Moeen Ali says T20 cricket has changed beyond recognition since he first experienced the short format of the game 14 years ago.

The England and Worcestershire all-rounder admits it had “almost a benefit match feel” when looking back at his initial memories of the competition.

It is a completely different scenario circa 2019 with Moeen having experienced the Indian Premier League for the past two years and now preparing to lead Worcestershire Rapids into Vitality Blast finals day for the second time.

He said: “It was a lot different in the early days. It was light-hearted although still competitive. It wasn’t taken as seriously as is now.

“It has evolved and become one of the best formats of the game very quickly.

“It almost had a benefit match feel to it. I was at Warwickshire for my first games. We had a quarter-final versus Surrey, I was 12th man, and it was just bizarre, quite different.

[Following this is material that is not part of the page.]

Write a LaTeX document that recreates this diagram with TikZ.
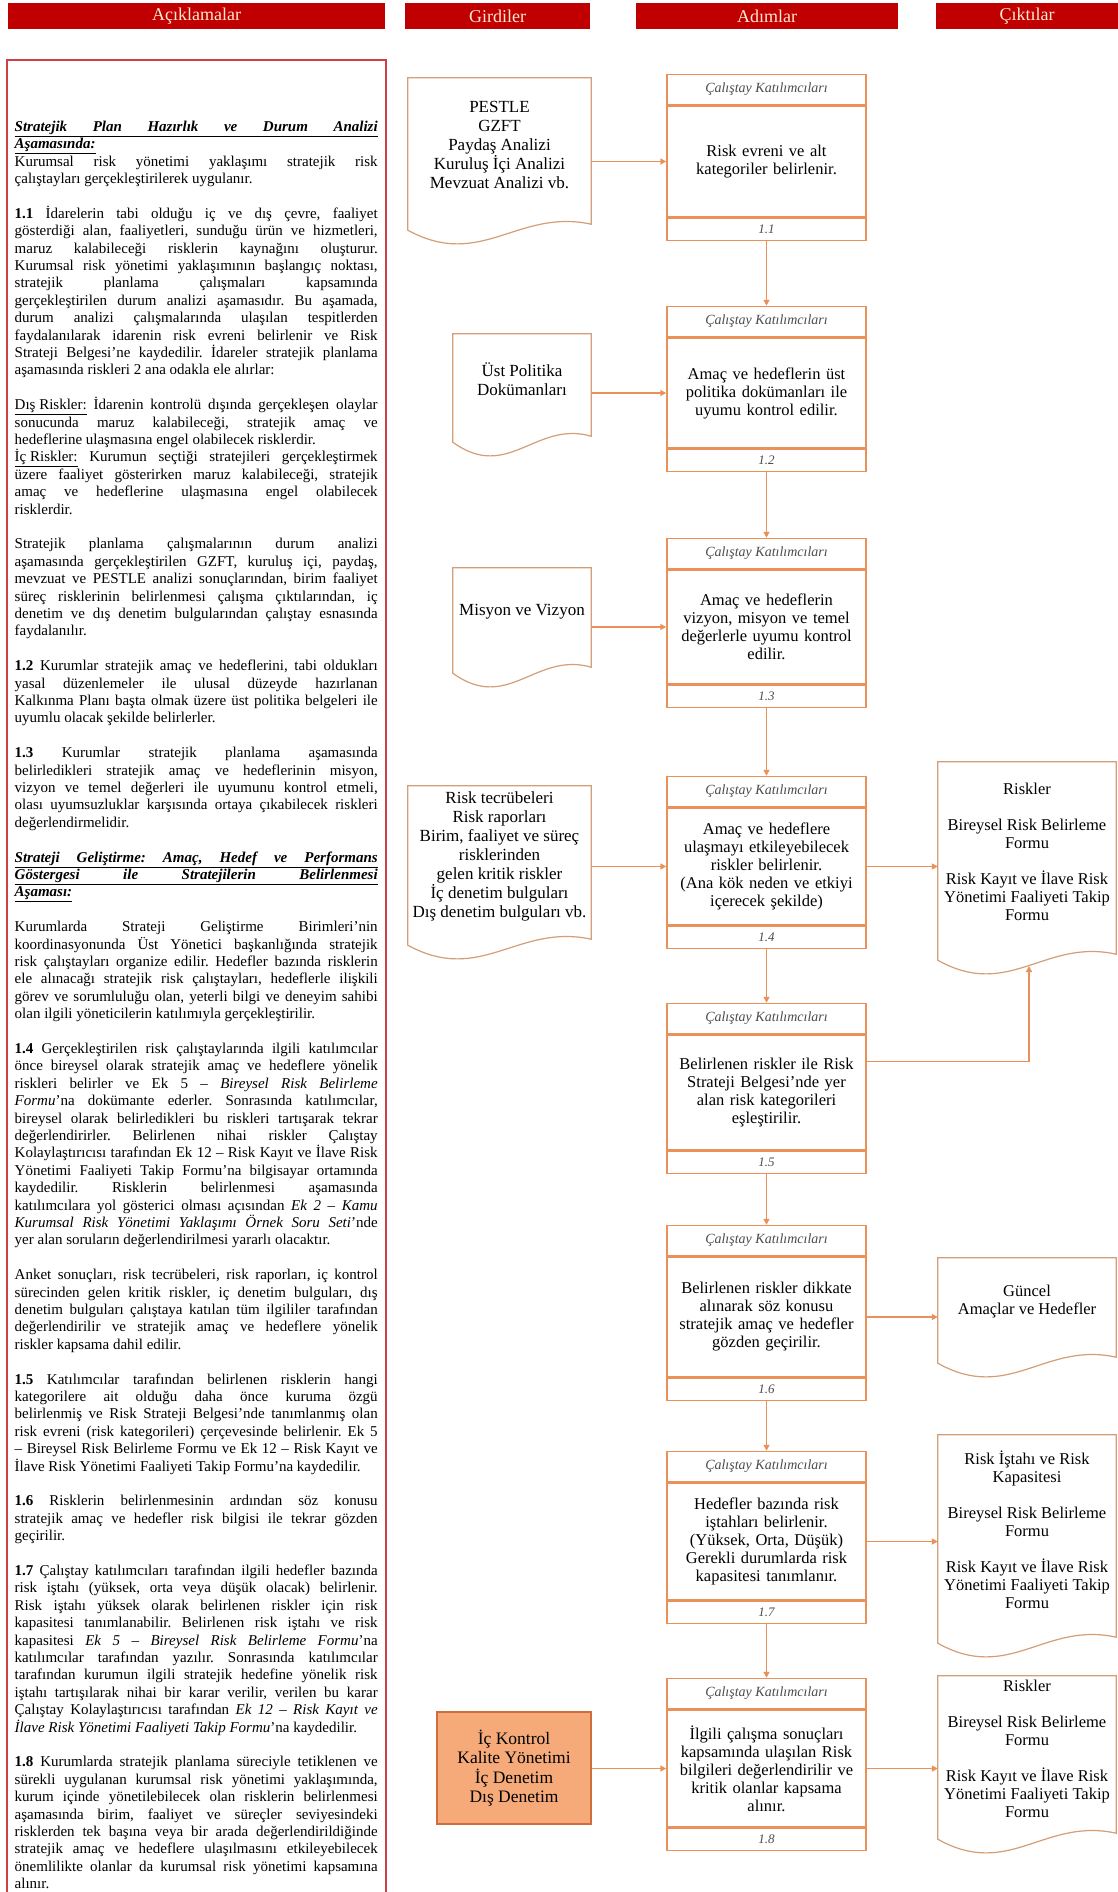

“It has changed now, a lot more serious a lot more tactics.

“We experienced finals day for the first time last year and had an amazing day, obviously winning it, but the whole atmosphere and the way the day is run is fantastic.

“Credit to the organisers and it is an amazing event. It is exactly that, an event.”

Moeen believes T20 cricket has also rescued many careers with many players now specialists.

He can also see how facets of the game have become part and parcel of other formats including Test cricket.

Ben Stokes’ reverse sweep shot for six off Nathan Lyon in his memorable innings for England in the Ashes win at Headingley as a prime example.

Moeen said: “People are more confident and practice those shots more – like the one Ben played – and are not afraid to play them and it’s becoming like a normal shot now.

“It has been great for cricket, great for players – and saved a lot of careers as well.

“There are bowlers and batters out there who probably wouldn’t have been around too much if it wasn’t for T20.

“I’m talking about people like leggies (leg spinners) and bowlers out there who were probably not too good for 50 over or Championship cricket but are perfect for T20 cricket.

“You can make a good living out of all the tournaments? One hundred per cent. That’s what people want. They want to watch that.

“We are very lucky in England that people still want to watch Test cricket but around the world it is different.”